Playing with CUDA block size
Recently I was working on algorithm implementation using NVIDIA CUDA. For testing reasons I was using a tiny-toy data sample to check whether the algorithm worked as expected. I was concentrated on what I was doing, not on how it has to be done. And optimization was the last thing to do.
After I have reached the point when things went as supposed to, I faced the problem of CPU implementation working much faster than my CUDA one. And then I suddenly realized that while I was playing with the implementation, I have set the block size to 1 and grid size to the total number of threads I wanted to be run.
After I have fine-tuned the kernels invocation range, algorithm execution time dropped dramatically. It became absolutely clear to me why there was such a gap in the performance with a block size of 1. There is no SIMT advantage in this case, so threads run in a parallel way as it is possible to run multiple blocks/warps at the same time. However there is no advantage of, for example, global memory coalescing.

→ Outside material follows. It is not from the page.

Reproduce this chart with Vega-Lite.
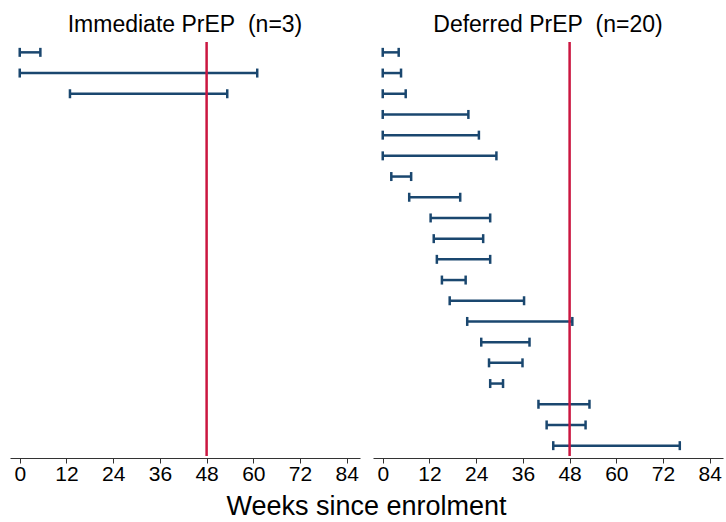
{
  "$schema": "https://vega.github.io/schema/vega-lite/v6.json",
  "padding": {"left": 10, "right": 3, "top": 14, "bottom": 0},
  "background": "white",
  "data": {"values": [
    {"group": "Immediate PrEP\u00a0 (n=3)", "rank": 1, "start": 0, "end": 5.3},
    {"group": "Immediate PrEP\u00a0 (n=3)", "rank": 2, "start": 0, "end": 61.0},
    {"group": "Immediate PrEP\u00a0 (n=3)", "rank": 3, "start": 12.9, "end": 53.3},
    {"group": "Deferred PrEP\u00a0 (n=20)", "rank": 1, "start": 0, "end": 4.1},
    {"group": "Deferred PrEP\u00a0 (n=20)", "rank": 2, "start": 0, "end": 4.7},
    {"group": "Deferred PrEP\u00a0 (n=20)", "rank": 3, "start": 0, "end": 5.9},
    {"group": "Deferred PrEP\u00a0 (n=20)", "rank": 4, "start": 0, "end": 22.0},
    {"group": "Deferred PrEP\u00a0 (n=20)", "rank": 5, "start": 0, "end": 24.7},
    {"group": "Deferred PrEP\u00a0 (n=20)", "rank": 6, "start": 0, "end": 29.2},
    {"group": "Deferred PrEP\u00a0 (n=20)", "rank": 7, "start": 2.2, "end": 7.3},
    {"group": "Deferred PrEP\u00a0 (n=20)", "rank": 8, "start": 6.8, "end": 19.9},
    {"group": "Deferred PrEP\u00a0 (n=20)", "rank": 9, "start": 12.3, "end": 27.6},
    {"group": "Deferred PrEP\u00a0 (n=20)", "rank": 10, "start": 13.1, "end": 25.8},
    {"group": "Deferred PrEP\u00a0 (n=20)", "rank": 11, "start": 13.9, "end": 27.6},
    {"group": "Deferred PrEP\u00a0 (n=20)", "rank": 12, "start": 15.2, "end": 21.3},
    {"group": "Deferred PrEP\u00a0 (n=20)", "rank": 13, "start": 17.2, "end": 36.3},
    {"group": "Deferred PrEP\u00a0 (n=20)", "rank": 14, "start": 21.7, "end": 48.7},
    {"group": "Deferred PrEP\u00a0 (n=20)", "rank": 15, "start": 25.3, "end": 37.7},
    {"group": "Deferred PrEP\u00a0 (n=20)", "rank": 16, "start": 27.3, "end": 35.9},
    {"group": "Deferred PrEP\u00a0 (n=20)", "rank": 17, "start": 27.6, "end": 30.9},
    {"group": "Deferred PrEP\u00a0 (n=20)", "rank": 18, "start": 40.0, "end": 53.1},
    {"group": "Deferred PrEP\u00a0 (n=20)", "rank": 19, "start": 42.1, "end": 52.1},
    {"group": "Deferred PrEP\u00a0 (n=20)", "rank": 20, "start": 43.8, "end": 76.3}
  ]},
  "facet": {
    "column": {
      "field": "group",
      "type": "nominal",
      "sort": ["Immediate PrEP\u00a0 (n=3)", "Deferred PrEP\u00a0 (n=20)"],
      "header": {"title": null, "labelFont": "Liberation Sans", "labelFontSize": 23, "labelColor": "#000000", "labelPadding": 3}
    }
  },
  "spacing": 13,
  "spec": {
    "width": 350,
    "height": 414,
    "layer": [
      {
        "mark": {"type": "rule", "color": "#1a476f", "strokeWidth": 2.5},
        "encoding": {
          "x": {"field": "start", "type": "quantitative",
                "scale": {"domain": [-2.5, 87.4], "nice": false, "zero": false},
                "axis": {"values": [0, 12, 24, 36, 48, 60, 72, 84], "title": null, "grid": false,
                         "labelFont": "Liberation Sans", "labelFontSize": 21, "labelColor": "#000000",
                         "labelFlush": false, "tickSize": 5, "tickColor": "#333333", "domainColor": "#333333",
                         "labelPadding": 0}},
          "x2": {"field": "end"},
          "y": {"field": "rank", "type": "quantitative",
                "scale": {"domain": [0.5, 20.5], "reverse": true, "nice": false, "zero": false},
                "axis": null}
        }
      },
      {
        "mark": {"type": "tick", "orient": "vertical", "color": "#1a476f", "thickness": 2.5, "size": 9, "opacity": 1},
        "encoding": {
          "x": {"field": "start", "type": "quantitative"},
          "y": {"field": "rank", "type": "quantitative"}
        }
      },
      {
        "mark": {"type": "tick", "orient": "vertical", "color": "#1a476f", "thickness": 2.5, "size": 9, "opacity": 1},
        "encoding": {
          "x": {"field": "end", "type": "quantitative"},
          "y": {"field": "rank", "type": "quantitative"}
        }
      },
      {
        "mark": {"type": "rule", "color": "#cb1640", "strokeWidth": 2.5},
        "transform": [{"filter": "datum.rank == 1"}],
        "encoding": {"x": {"datum": 48, "type": "quantitative"}}
      }
    ]
  },
  "title": {"text": "Weeks since enrolment", "orient": "bottom", "anchor": "middle",
            "font": "Liberation Sans", "fontSize": 27, "fontWeight": "normal", "color": "#000000", "offset": 10},
  "config": {"view": {"stroke": null}}
}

Thus I decided to write a dummy program to see how a block size affects kernel execution time.
As we can see, starting from the block size of 32 the execution time graph is saturated, and there are no performance improvements. Even though we are moving towards the maximum number of threads per block.
It is noticeable that the saturation point is a size of the warp. As I do not use shared memory for this particular toy kernel, there is no performance improvement with further block size growth.
Simply do not forget that your block size should be at least equal to the warp size. If for some reason you use shared memory in your kernel, maximizing the block size seems to be the best solution for using all of the advantages of fast shared memory.